*DATASET CONTENT*.
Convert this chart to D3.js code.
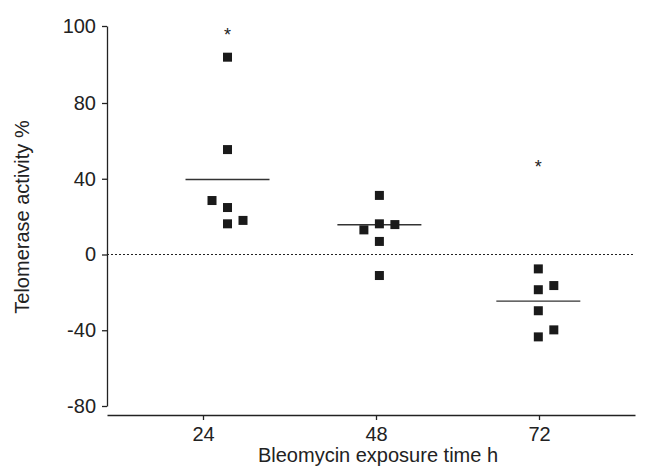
<!DOCTYPE html>
<html>
<head>
<meta charset="utf-8">
<script src="https://cdn.jsdelivr.net/npm/d3@7"></script>
<style>
  body { margin: 0; background: #fff; }
  text { font-family: "Liberation Sans", Arial, sans-serif; fill: #222; }
</style>
</head>
<body>
<svg class="chart"></svg>
<script>
// chart size
var width = 652, height = 468;

// groups (hours of exposure) and where each group was plotted (hours)
var hours = [24, 48, 72];
var groupPos = [27.4, 48.5, 71.9];

// individual points: group index, jitter column (-1,0,1), telomerase %
var ptGroup  = [0, 0, 0, 0, 0, 0,   1, 1, 1, 1, 1, 1,   2, 2, 2, 2, 2, 2];
var ptJitter = [0, 0, -1, 0, 0, 1,  0, -1, 0, 1, 0, 0,  0, 0, 1, 0, 1, 0];
var ptValue  = [91.9, 55.4, 28.5, 24.8, 16.2, 18.0,
                31.2, 13.0, 16.2, 15.8, 6.9, -11.1,
                -7.6, -18.6, -16.4, -29.7, -39.8, -43.5];

// group means and significance markers
var means = [39.6, 15.7, -24.6];
var starValue = [98.7, null, 48.2];

// axis ticks
var yTicks = [-80, -40, 0, 40, 80, 100];

var jitterPx = 15.5;
var sq = 9;
var fontSize = "20px";

var svg = d3.select(".chart")
    .attr("width", width)
    .attr("height", height);

// the printed x axis is not evenly spaced, so use the tick positions as they are
var x = d3.scaleLinear()
    .domain([10, 24, 48, 72, 86])
    .range([107, 203, 376, 539, 635]);

// the printed y axis has a squeezed top segment (80 -> 100)
var y = d3.scaleLinear()
    .domain([-80, 80, 100])
    .range([406, 103, 26]);

// zero reference line
svg.append("line")
    .attr("x1", x(10)).attr("x2", x(86))
    .attr("y1", y(0)).attr("y2", y(0))
    .attr("stroke", "#222")
    .attr("stroke-width", 1.2)
    .attr("stroke-dasharray", "2,2");

function styleAxis(g) {
    g.attr("font-size", fontSize)
     .attr("font-family", "Liberation Sans, Arial, sans-serif");
    g.select(".domain").attr("stroke", "#222").attr("stroke-width", 1.3);
    g.selectAll(".tick line").attr("stroke", "#222").attr("stroke-width", 1.3);
    g.selectAll(".tick text").attr("fill", "#222").style("font-size", fontSize);
}

// y axis
var yAxis = d3.axisLeft(y)
    .tickValues(yTicks)
    .tickSize(5)
    .tickSizeOuter(0)
    .tickPadding(6)
    .tickFormat(function(d) { return String(d); });
svg.append("g")
    .attr("transform", "translate(107,0)")
    .call(yAxis)
    .call(styleAxis);

// x axis
var xAxis = d3.axisBottom(x)
    .tickValues(hours)
    .tickSize(5)
    .tickSizeOuter(0)
    .tickPadding(7)
    .tickFormat(function(d) { return String(d); });
svg.append("g")
    .attr("transform", "translate(0,415)")
    .call(xAxis)
    .call(styleAxis);

// axis titles
svg.append("text")
    .attr("x", 378)
    .attr("y", 462)
    .attr("text-anchor", "middle")
    .style("font-size", fontSize)
    .text("Bleomycin exposure time h");

svg.append("text")
    .attr("transform", "translate(29,217) rotate(-90)")
    .attr("text-anchor", "middle")
    .style("font-size", fontSize)
    .text("Telomerase activity %");

// mean lines
svg.selectAll("line.mean")
    .data(means)
    .enter().append("line")
    .attr("class", "mean")
    .attr("x1", function(d, i) { return x(groupPos[i]) - 42; })
    .attr("x2", function(d, i) { return x(groupPos[i]) + 42; })
    .attr("y1", function(d) { return y(d); })
    .attr("y2", function(d) { return y(d); })
    .attr("stroke", "#333")
    .attr("stroke-width", 1.4);

// points
var points = ptValue.map(function(v, i) {
    return {v: v, g: ptGroup[i], j: ptJitter[i]};
});
svg.selectAll("rect.pt")
    .data(points)
    .enter().append("rect")
    .attr("class", "pt")
    .attr("x", function(d) { return x(groupPos[d.g]) + d.j * jitterPx - sq / 2; })
    .attr("y", function(d) { return y(d.v) - sq / 2; })
    .attr("width", sq)
    .attr("height", sq)
    .attr("fill", "#1a1a1a");

// asterisks
svg.selectAll("text.star")
    .data(starValue.map(function(v, i) { return {v: v, g: i}; })
        .filter(function(d) { return d.v != null; }))
    .enter().append("text")
    .attr("class", "star")
    .attr("x", function(d) { return x(groupPos[d.g]); })
    .attr("y", function(d) { return y(d.v) + 10; })
    .attr("text-anchor", "middle")
    .style("font-size", "18px")
    .text("*");
</script>
</body>
</html>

*EXERCISE AIM*. Repeat the material above word for word and skip every image in it.

*OUTPUT FOR THIS TASK*.
Convert this chart to D3.js code.
<!DOCTYPE html>
<html>
<head>
<meta charset="utf-8">
<script src="https://cdn.jsdelivr.net/npm/d3@7"></script>
<style>
  body { margin: 0; background: #fff; }
  text { font-family: "Liberation Sans", Arial, sans-serif; fill: #222; }
</style>
</head>
<body>
<svg class="chart"></svg>
<script>
// chart size
var width = 652, height = 468;

// groups (hours of exposure) and where each group was plotted (hours)
var hours = [24, 48, 72];
var groupPos = [27.4, 48.5, 71.9];

// individual points: group index, jitter column (-1,0,1), telomerase %
var ptGroup  = [0, 0, 0, 0, 0, 0,   1, 1, 1, 1, 1, 1,   2, 2, 2, 2, 2, 2];
var ptJitter = [0, 0, -1, 0, 0, 1,  0, -1, 0, 1, 0, 0,  0, 0, 1, 0, 1, 0];
var ptValue  = [91.9, 55.4, 28.5, 24.8, 16.2, 18.0,
                31.2, 13.0, 16.2, 15.8, 6.9, -11.1,
                -7.6, -18.6, -16.4, -29.7, -39.8, -43.5];

// group means and significance markers
var means = [39.6, 15.7, -24.6];
var starValue = [98.7, null, 48.2];

// axis ticks
var yTicks = [-80, -40, 0, 40, 80, 100];

var jitterPx = 15.5;
var sq = 9;
var fontSize = "20px";

var svg = d3.select(".chart")
    .attr("width", width)
    .attr("height", height);

// the printed x axis is not evenly spaced, so use the tick positions as they are
var x = d3.scaleLinear()
    .domain([10, 24, 48, 72, 86])
    .range([107, 203, 376, 539, 635]);

// the printed y axis has a squeezed top segment (80 -> 100)
var y = d3.scaleLinear()
    .domain([-80, 80, 100])
    .range([406, 103, 26]);

// zero reference line
svg.append("line")
    .attr("x1", x(10)).attr("x2", x(86))
    .attr("y1", y(0)).attr("y2", y(0))
    .attr("stroke", "#222")
    .attr("stroke-width", 1.2)
    .attr("stroke-dasharray", "2,2");

function styleAxis(g) {
    g.attr("font-size", fontSize)
     .attr("font-family", "Liberation Sans, Arial, sans-serif");
    g.select(".domain").attr("stroke", "#222").attr("stroke-width", 1.3);
    g.selectAll(".tick line").attr("stroke", "#222").attr("stroke-width", 1.3);
    g.selectAll(".tick text").attr("fill", "#222").style("font-size", fontSize);
}

// y axis
var yAxis = d3.axisLeft(y)
    .tickValues(yTicks)
    .tickSize(5)
    .tickSizeOuter(0)
    .tickPadding(6)
    .tickFormat(function(d) { return String(d); });
svg.append("g")
    .attr("transform", "translate(107,0)")
    .call(yAxis)
    .call(styleAxis);

// x axis
var xAxis = d3.axisBottom(x)
    .tickValues(hours)
    .tickSize(5)
    .tickSizeOuter(0)
    .tickPadding(7)
    .tickFormat(function(d) { return String(d); });
svg.append("g")
    .attr("transform", "translate(0,415)")
    .call(xAxis)
    .call(styleAxis);

// axis titles
svg.append("text")
    .attr("x", 378)
    .attr("y", 462)
    .attr("text-anchor", "middle")
    .style("font-size", fontSize)
    .text("Bleomycin exposure time h");

svg.append("text")
    .attr("transform", "translate(29,217) rotate(-90)")
    .attr("text-anchor", "middle")
    .style("font-size", fontSize)
    .text("Telomerase activity %");

// mean lines
svg.selectAll("line.mean")
    .data(means)
    .enter().append("line")
    .attr("class", "mean")
    .attr("x1", function(d, i) { return x(groupPos[i]) - 42; })
    .attr("x2", function(d, i) { return x(groupPos[i]) + 42; })
    .attr("y1", function(d) { return y(d); })
    .attr("y2", function(d) { return y(d); })
    .attr("stroke", "#333")
    .attr("stroke-width", 1.4);

// points
var points = ptValue.map(function(v, i) {
    return {v: v, g: ptGroup[i], j: ptJitter[i]};
});
svg.selectAll("rect.pt")
    .data(points)
    .enter().append("rect")
    .attr("class", "pt")
    .attr("x", function(d) { return x(groupPos[d.g]) + d.j * jitterPx - sq / 2; })
    .attr("y", function(d) { return y(d.v) - sq / 2; })
    .attr("width", sq)
    .attr("height", sq)
    .attr("fill", "#1a1a1a");

// asterisks
svg.selectAll("text.star")
    .data(starValue.map(function(v, i) { return {v: v, g: i}; })
        .filter(function(d) { return d.v != null; }))
    .enter().append("text")
    .attr("class", "star")
    .attr("x", function(d) { return x(groupPos[d.g]); })
    .attr("y", function(d) { return y(d.v) + 10; })
    .attr("text-anchor", "middle")
    .style("font-size", "18px")
    .text("*");
</script>
</body>
</html>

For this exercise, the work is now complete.